Доктор Дюма понимающе кивнул и наполнил стаканы.
— Мне хочется кое о чем вас спросить, — обратился к нему Эмар.
— Пожалуйста.
— Вы внимательно наблюдаете за моим племянником?
— Откуда сомнения, месье?
— Я спрашиваю это не в порядке критики, — поспешил заверить Эмар, — но вам, конечно, известно, что он долгие годы находился под моим попечением.
— Да.
— Вы когда-нибудь видели, как он меняется?
— Меняется? О чем вы?
— Превращается в волка.
— В волка?
— Ну да. Вы же, безусловно, поняли, что он страдает ликантропией?
— Определенно, но ликантропия — это только название психического заболевания.
— Простите, однако это настоящее превращение.
— Оставьте, месье Галье. Ваш племянник просто находится в плену самообмана. Надеюсь, вы не пытаетесь меня убедить в обратном? Видите ли, его заболевание довольно распространено. Я, честно говоря, изучал его. Перевернул кипы свидетельств, оставшихся после средневековых судов над оборотнями. И все они подтверждают одно: никому и никогда не доводилось увидеть вервольфа собственными глазами, в то время как обвиняемые признавались, что лишь чувствовали себя волками.
— Что бы там ни писали, — ответил Эмар, — я не готов с вами согласиться, потому что тоже углублялся в изучение вопроса и ничуть не сомневаюсь, что мой племянник как превращался в волка, так до сих пор в него и превращается.
— Вы сами видели, как он это делает? — улыбнулся доктор.
— Нет. Но все равно убежден, что так оно и есть.
— Вы видели волка? — не сдавался доктор Дюма.
— Нет, но…
— Тогда вы, кажется, отличаетесь легковерностью.
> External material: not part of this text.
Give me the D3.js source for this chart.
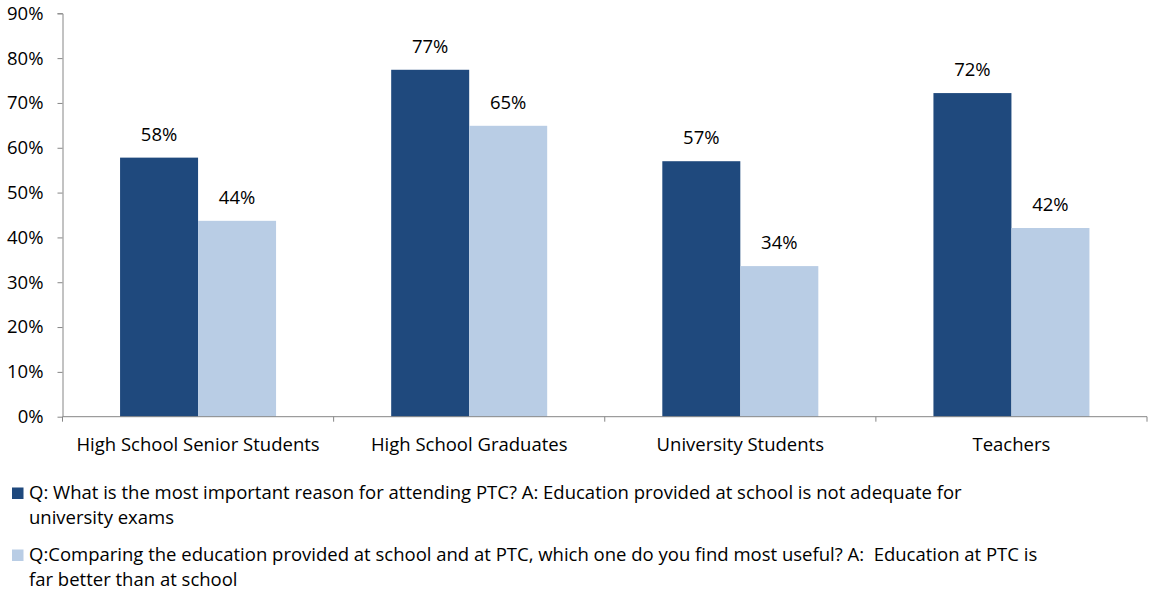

Раскрасневшиеся от выпитого собеседники постепенно повышали голоса. Доктор больше не мог притворяться, что уважает религию — и принялся ругать католическую церковь за сожжение оборотней. Эмар Церковь защищал, настаивая, что костры были чем-то вроде санитарной обработки во время распространения инфекции. Каким-то образом разговор перескочил на Д. Д. Хьюма[158]. Доктор Дюма вспомнил, что тот давал сеансы императрице Евгении[159], и они немного отвлеклись на обсуждение сего факта. Хьюм заставлял губную гармонику подниматься в воздух, и та сама собой наигрывала мотив.
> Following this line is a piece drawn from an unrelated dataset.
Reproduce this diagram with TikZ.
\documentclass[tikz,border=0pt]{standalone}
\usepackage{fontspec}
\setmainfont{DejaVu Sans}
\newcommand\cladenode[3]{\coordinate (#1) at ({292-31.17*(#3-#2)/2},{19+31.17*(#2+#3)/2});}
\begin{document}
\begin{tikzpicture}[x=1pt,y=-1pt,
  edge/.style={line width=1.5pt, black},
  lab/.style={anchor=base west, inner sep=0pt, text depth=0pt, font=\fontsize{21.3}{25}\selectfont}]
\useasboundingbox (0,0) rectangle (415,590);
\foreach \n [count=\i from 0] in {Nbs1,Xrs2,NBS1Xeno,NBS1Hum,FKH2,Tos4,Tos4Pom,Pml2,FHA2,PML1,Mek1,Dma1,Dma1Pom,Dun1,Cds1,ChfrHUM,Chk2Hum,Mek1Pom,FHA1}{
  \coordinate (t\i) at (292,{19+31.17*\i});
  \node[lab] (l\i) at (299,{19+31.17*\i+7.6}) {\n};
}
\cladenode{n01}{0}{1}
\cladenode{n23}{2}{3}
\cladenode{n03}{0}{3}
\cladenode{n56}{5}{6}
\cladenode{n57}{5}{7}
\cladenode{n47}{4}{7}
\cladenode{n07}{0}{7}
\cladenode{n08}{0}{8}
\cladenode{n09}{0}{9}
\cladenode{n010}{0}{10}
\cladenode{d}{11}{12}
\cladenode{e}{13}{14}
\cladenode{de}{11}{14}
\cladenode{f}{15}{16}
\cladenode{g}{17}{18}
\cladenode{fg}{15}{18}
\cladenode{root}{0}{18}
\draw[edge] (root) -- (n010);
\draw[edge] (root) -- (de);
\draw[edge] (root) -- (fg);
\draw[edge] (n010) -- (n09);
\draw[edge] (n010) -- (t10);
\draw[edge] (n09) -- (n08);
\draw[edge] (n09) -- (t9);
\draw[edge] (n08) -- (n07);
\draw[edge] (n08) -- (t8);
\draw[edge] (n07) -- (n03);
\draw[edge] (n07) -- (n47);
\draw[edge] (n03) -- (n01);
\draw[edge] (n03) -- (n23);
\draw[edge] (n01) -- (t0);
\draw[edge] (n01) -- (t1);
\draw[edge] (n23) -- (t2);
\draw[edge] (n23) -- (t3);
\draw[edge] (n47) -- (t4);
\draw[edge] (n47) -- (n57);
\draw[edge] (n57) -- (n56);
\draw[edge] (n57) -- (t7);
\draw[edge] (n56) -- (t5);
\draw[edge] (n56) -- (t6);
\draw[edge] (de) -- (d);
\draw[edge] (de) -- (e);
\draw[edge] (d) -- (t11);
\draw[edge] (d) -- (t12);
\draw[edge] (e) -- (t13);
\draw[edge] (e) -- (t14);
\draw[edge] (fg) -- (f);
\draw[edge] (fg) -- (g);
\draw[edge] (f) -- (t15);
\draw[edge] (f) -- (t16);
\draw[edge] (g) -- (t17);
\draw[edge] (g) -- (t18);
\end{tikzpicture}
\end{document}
— Вы верите в это? — спросил доктор.
— Церковь говорит, что сие есть происки лукавого, хотя подобные явления описаны в житиях святых. В любом случае, я бы предпочел увидеть это своими глазами.
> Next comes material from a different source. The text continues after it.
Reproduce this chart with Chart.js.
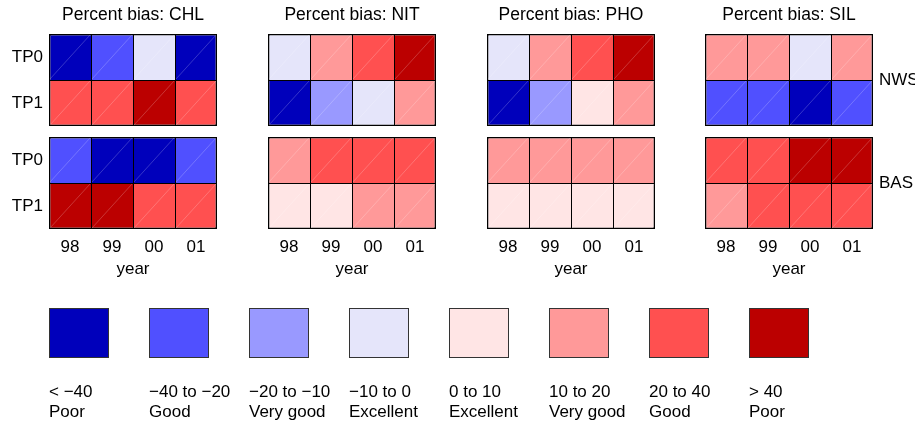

— Хорошо, — согласился доктор Дюма. — Все именно так. Но мы-то с вами тоже обсуждаем явление, которое никто не видел своими глазами. И вы не видели!
— Верно, волка мне увидеть не довелось. Но у меня имеется сколько угодно доказательств. К примеру, у меня есть, точнее была, серебряная пуля, которую выпустил в волка наш деревенский лесничий, после чего я извлек ее из ноги племянника. Я видел, что Бертран творил. Знал про его сны. Собственными глазами смотрел на оставленные им отпечатки лап — и не я один. Слышал его дыхание и фырканье.
Есть и более необычные вещи. Хотите, расскажу об одной из них? Стоит ему сорвать с себя одежду, когда он ощущает, что вот-вот перевоплотится, он чувствует непреодолимое стремление помочиться. Он сам поведал мне об этом. Посему я вас спрашиваю: неужто мой больной ликантроп читал Петрония и иные, менее распространенные источники, из которых узнал об этой общей для вервольфов черте, предшествующей метаморфозе, и откуда появилось его желание соблюдать описанный иными людьми порядок? Чепуха получается.